Sedangkan orang yang berjima’ dengan binatang ternak, maka dia diasingkan dan tidak ada had-nya ( hukuman ). Ini berdasarkan pendapat yang kuat dan dipegang dalam mazhab, karena perbuatan ini adalah sesuatu yang tidak menimbulkan syahwat, bahkan melenceng dari tabi’at yang Shahih dan tidak disenangi oleh jiwa yang benar, sehingga tidak membutuhkan ancaman ( pelarangan ). Hukuman ( had ) itu di-Syari’atkan untuk melarang jiwa mendekati sesuatu yang disenangi oleh tabi’at dengan bentuk yang tidak Syar’i.
Dalilnya adalah Hadits yang diriwayatkan oleh Abu Daud ( 4465 ) dan At Turmudzi ( 1455 ) dari Ibn ‘Abbas Radhiyallahu ‘Anhuma berkata, “ Orang yang menggauli binatang ternak, maka tidak ada had-nya “. Perkataan seperti ini bukanlah berdasarkan logika, sehingga hukumnya Marfu’ kepada Nabi Saw.
Jikalau Had-nya tidak ada, maka wajib diasingkan, karena dia melakukan maksiat yang tidak ada had-nya dan kafarahnya.
(7) Menggauli : Maksudnya, kemaluannya menyentuh badan perempuan bukan Mahramnya atau laki – laki asing.
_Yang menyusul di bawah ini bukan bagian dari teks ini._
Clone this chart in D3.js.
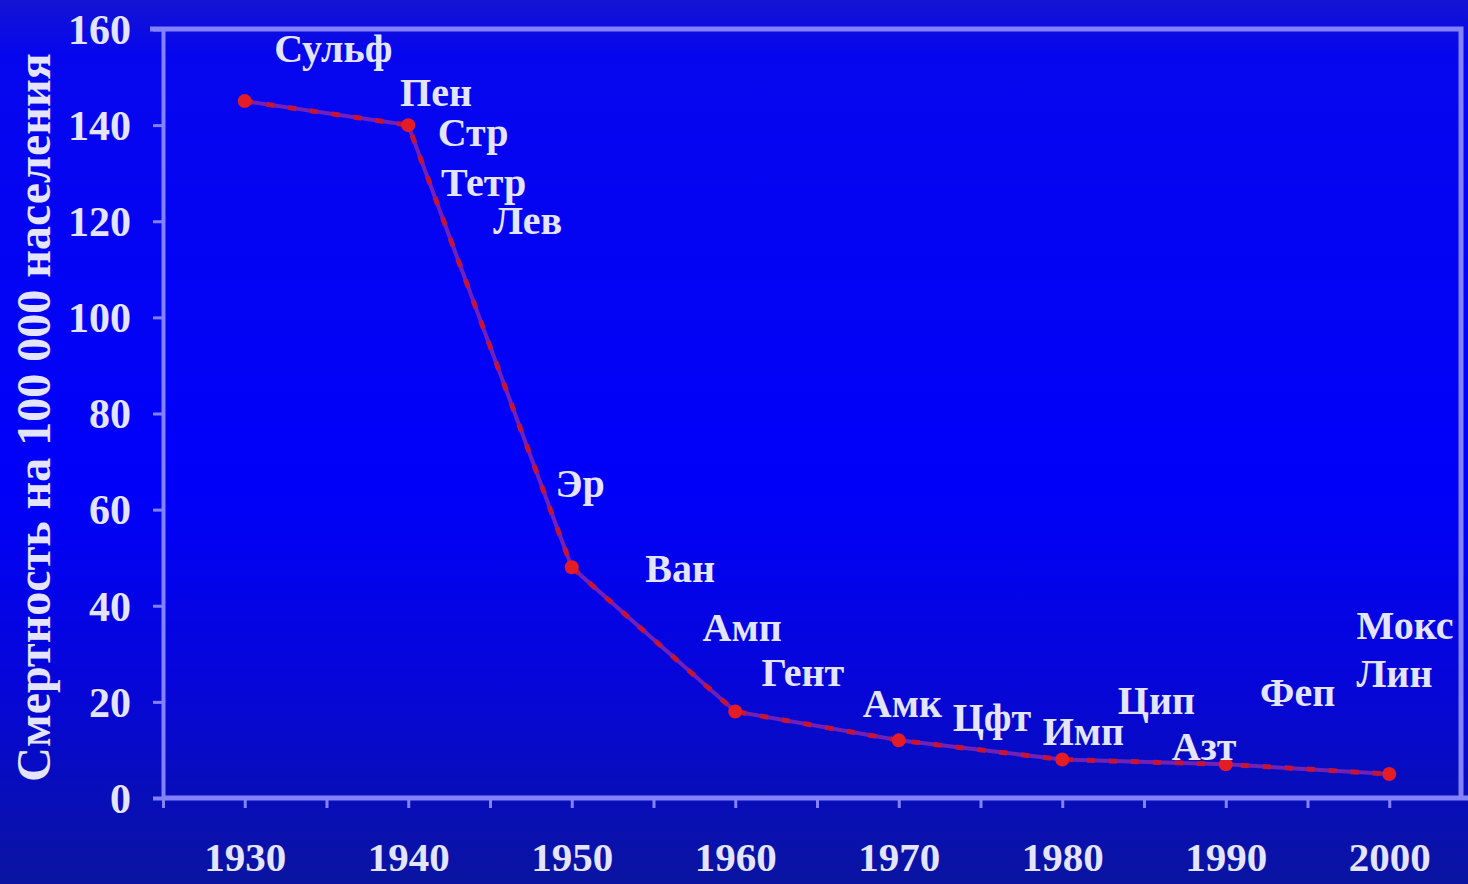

Begitu juga halnya dengan seluruh foreplay berjima’, seperti mencium dan selainnya.
Di asingkan : Maksudnya, diajarkan sesuai dengan pandangan hakim muslim yang adil, baik pukulan, isolasi, penjara, celaan dan lainnya. Karena ini adalah perbuatan maksiat yang tidak ada had-nya dan kafaratnya.
(8) Yaitu empat puluh kali cambuk ; had peminum khamar. Pengasingan harus kurang dari ini. Berdasarkan Hadits yang diriwayatkan oleh Al Baihaqy ( 8 / 327 ) dari An Nu’man bin Basyir Radhiyallahu ‘Anhuma berkata : Rasulullah Saw bersabda, “ Barangsiapa yang mencapai had bukan hadnya, maka dia adalah salah seorang yang zhalim “.
Bukan hadnya : Maksudnya, untuk sesuatu yang tidak mewajibkan had. Maksudnya, had paling kecil ; sebagaimana Anda ketahui.